6-UPS并联机器人快速正向运动学研究

Fast Forward Kinematics of 6-UPS Parallel Robot with Representative Points

根据平面平台型6-UPS并联机器人的结构特点,选取3个代表点的空间坐标作为参数来描述动平台的位置和姿态,结合3个代表点之间的约束条件,建立9个参数的一次与二次多项式方程组,通过对方程组进行消元处理,最终得到6个未知数表示的二次多项式方程。针对所获得的二次多项式方程组特点,改进传统牛顿-拉夫森数值迭代算法,并将其用于并联机器人的一般六维二次多项式方程数值求解,迭代算法收敛并可得到唯一解。数值算例表明,在同等条件下,传统旋转矩阵方法的计算时间为1. 42～2. 67 ms,所提代表点算法计算时间为0. 14～0. 23 ms,大大减少了计算时间,提高了收敛速度和计算效率,为并联机器人高性能闭环实时控制奠定了良好基础。

According to the structural characteristics of the planar 6-UPS parallel robot, the position and orientation of the mobile platform were described by choosing the spatial coordinates of three representative points as parameters. Combination of the constraint conditions during three representative points, nine quadratic polynomial equations with nine parameters were obtained.

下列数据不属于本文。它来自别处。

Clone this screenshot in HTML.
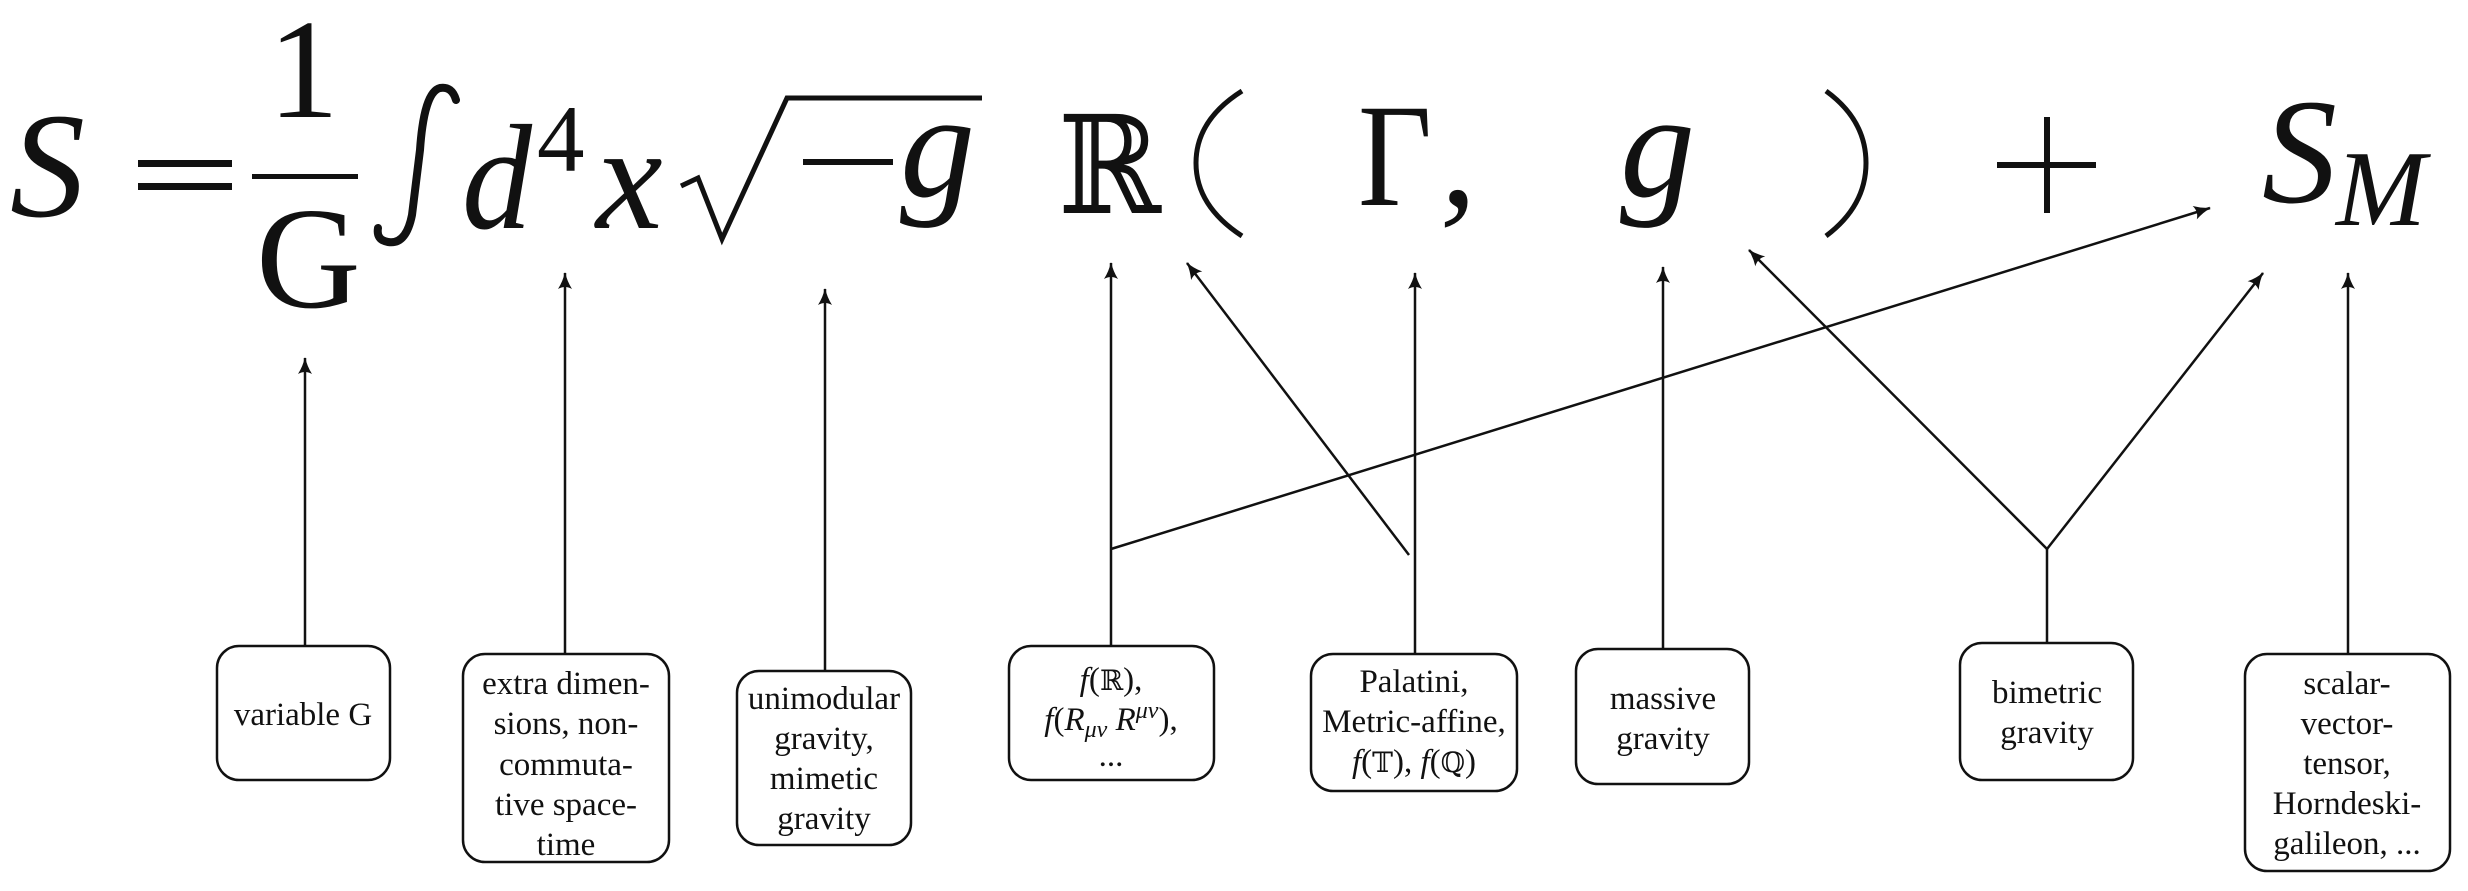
<!DOCTYPE html>
<html><head><meta charset="utf-8"><style>
html,body{margin:0;padding:0;background:#fff;}
svg{display:block;}
.m{font-family:"Liberation Serif","DejaVu Serif",serif;font-style:italic;fill:#111;}
.u{font-family:"Liberation Serif","DejaVu Serif",serif;fill:#111;}
.bb{font-family:"DejaVu Serif",serif;fill:#111;}
.t{font-family:"Liberation Serif",serif;font-size:33px;fill:#111;text-anchor:middle;}
.box{fill:#fff;stroke:#111;stroke-width:2.5;}
.ln{stroke:#111;stroke-width:2.5;fill:none;}
</style></head><body>
<svg width="2468" height="891" viewBox="0 0 2468 891" xmlns="http://www.w3.org/2000/svg">
<defs>
<marker id="a" viewBox="0 0 20 20" refX="18" refY="10" markerWidth="20" markerHeight="20" markerUnits="userSpaceOnUse" orient="auto">
<path d="M2,3 Q10,8 19,10 Q10,12 2,17 Q6,10 2,3 Z" fill="#111"/>
</marker>
</defs>

<!-- equation -->
<text class="m" x="10" y="216" font-size="150">S</text>
<rect x="138" y="160" width="94" height="7" fill="#111"/>
<rect x="138" y="183" width="94" height="7" fill="#111"/>
<text class="u" x="268" y="117" font-size="142">1</text>
<rect x="252" y="174" width="106" height="5" fill="#111"/>
<text class="u" x="256" y="307" font-size="145">G</text>
<path d="M456,100 Q452,86 440,88 Q424,92 420,150 L412,215 Q406,245 388,242 Q376,240 378,228" stroke="#111" stroke-width="8" fill="none" stroke-linecap="round"/>
<text class="m" x="462" y="228" font-size="150" textLength="70" lengthAdjust="spacingAndGlyphs">d</text>
<text class="u" x="537" y="171" font-size="95">4</text>
<text class="m" x="596" y="228" font-size="150">x</text>
<path d="M681,186 L698,178 L722,239 L787,98 L982,98" stroke="#111" stroke-width="5" fill="none"/>
<rect x="803" y="159" width="90" height="6" fill="#111"/>
<text class="m" x="900" y="196" font-size="150">g</text>
<text class="bb" x="1058" y="213" font-size="136" textLength="103" lengthAdjust="spacingAndGlyphs">ℝ</text>
<path d="M1242,91 Q1196,120 1196,163 Q1196,206 1242,236" stroke="#111" stroke-width="5" fill="none"/>
<text class="u" x="1358" y="205" font-size="147" textLength="74" lengthAdjust="spacingAndGlyphs">Γ</text>
<text class="m" x="1440" y="205" font-size="147">,</text>
<text class="m" x="1620" y="196" font-size="150">g</text>
<path d="M1826,91 Q1866,120 1866,163 Q1866,206 1826,236" stroke="#111" stroke-width="5" fill="none"/>
<rect x="1997" y="162" width="99" height="6" fill="#111"/>
<rect x="2044" y="117" width="6" height="96" fill="#111"/>
<text class="m" x="2262" y="202" font-size="150">S</text>
<text class="m" x="2336" y="225" font-size="108">M</text>

<!-- connectors -->
<line class="ln" x1="305" y1="646" x2="305" y2="358" marker-end="url(#a)"/>
<line class="ln" x1="565" y1="654" x2="565" y2="273" marker-end="url(#a)"/>
<line class="ln" x1="825" y1="671" x2="825" y2="289" marker-end="url(#a)"/>
<line class="ln" x1="1111" y1="646" x2="1111" y2="263" marker-end="url(#a)"/>
<line class="ln" x1="1111" y1="549" x2="2210" y2="208" marker-end="url(#a)"/>
<line class="ln" x1="1415" y1="654" x2="1415" y2="273" marker-end="url(#a)"/>
<line class="ln" x1="1409" y1="555" x2="1187" y2="263" marker-end="url(#a)"/>
<line class="ln" x1="1663" y1="649" x2="1663" y2="267" marker-end="url(#a)"/>
<line class="ln" x1="2047" y1="643" x2="2047" y2="549"/>
<line class="ln" x1="2047" y1="549" x2="1749" y2="250" marker-end="url(#a)"/>
<line class="ln" x1="2047" y1="549" x2="2263" y2="273" marker-end="url(#a)"/>
<line class="ln" x1="2348" y1="654" x2="2348" y2="273" marker-end="url(#a)"/>

<!-- boxes -->
<rect class="box" x="217" y="646" width="173" height="134" rx="22"/>
<text class="t" x="303" y="725">variable G</text>

<rect class="box" x="463" y="654" width="206" height="208" rx="22"/>
<text class="t" x="566" y="694">extra dimen-</text>
<text class="t" x="566" y="734">sions, non-</text>
<text class="t" x="566" y="775">commuta-</text>
<text class="t" x="566" y="815">tive space-</text>
<text class="t" x="566" y="855">time</text>

<rect class="box" x="737" y="671" width="174" height="174" rx="22"/>
<text class="t" x="824" y="709">unimodular</text>
<text class="t" x="824" y="749">gravity,</text>
<text class="t" x="824" y="789">mimetic</text>
<text class="t" x="824" y="829">gravity</text>

<rect class="box" x="1009" y="646" width="205" height="134" rx="22"/>
<text class="t" x="1111" y="690"><tspan font-style="italic">f</tspan>(<tspan font-family="DejaVu Serif" font-size="28">ℝ</tspan>),</text>
<text class="t" x="1111" y="730"><tspan font-style="italic">f</tspan>(<tspan font-style="italic">R</tspan><tspan font-style="italic" font-size="24" dy="7">μν</tspan><tspan font-style="italic" dy="-7"> R</tspan><tspan font-style="italic" font-size="24" dy="-12">μν</tspan><tspan dy="12">),</tspan></text>
<text class="t" x="1111" y="766">...</text>

<rect class="box" x="1311" y="654" width="206" height="137" rx="22"/>
<text class="t" x="1414" y="692">Palatini,</text>
<text class="t" x="1414" y="732">Metric-affine,</text>
<text class="t" x="1414" y="772"><tspan font-style="italic">f</tspan>(<tspan font-family="DejaVu Serif" font-size="28">𝕋</tspan>), <tspan font-style="italic">f</tspan>(<tspan font-family="DejaVu Serif" font-size="28">ℚ</tspan>)</text>

<rect class="box" x="1576" y="649" width="173" height="135" rx="22"/>
<text class="t" x="1663" y="709">massive</text>
<text class="t" x="1663" y="749">gravity</text>

<rect class="box" x="1960" y="643" width="173" height="137" rx="22"/>
<text class="t" x="2047" y="703">bimetric</text>
<text class="t" x="2047" y="743">gravity</text>

<rect class="box" x="2245" y="654" width="205" height="217" rx="22"/>
<text class="t" x="2347" y="694">scalar-</text>
<text class="t" x="2347" y="734">vector-</text>
<text class="t" x="2347" y="774">tensor,</text>
<text class="t" x="2347" y="814">Horndeski-</text>
<text class="t" x="2347" y="854">galileon, ...</text>
</svg>
</body></html>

Finally, six quadratic polynomial equations, including six unknown parameters were obtained by eliminating three parameters of the nine equations. Aiming at the characteristics of the obtained quadratic polynomial equations, the traditional Newton Raphson numerical iteration algorithm was improved and used to the numerical solution of general six-dimensional quadratic polynomial equations of parallel robots. The iterative algorithm was converged and an unique solution was obtained. The numerical example demonstrated that the time consumptions of the proposed algorithm was 0.14~0.23 ms and the traditional method of rotation matrix was 1.42~2.67 ms respectively under the same conditions. The proposed algorithm of representative points greatly reduced the computational time, improved the convergence speed and computational efficiency and laid a better foundation for the closed-loop real-time control with high-performance of the six DOFs planar parallel robot.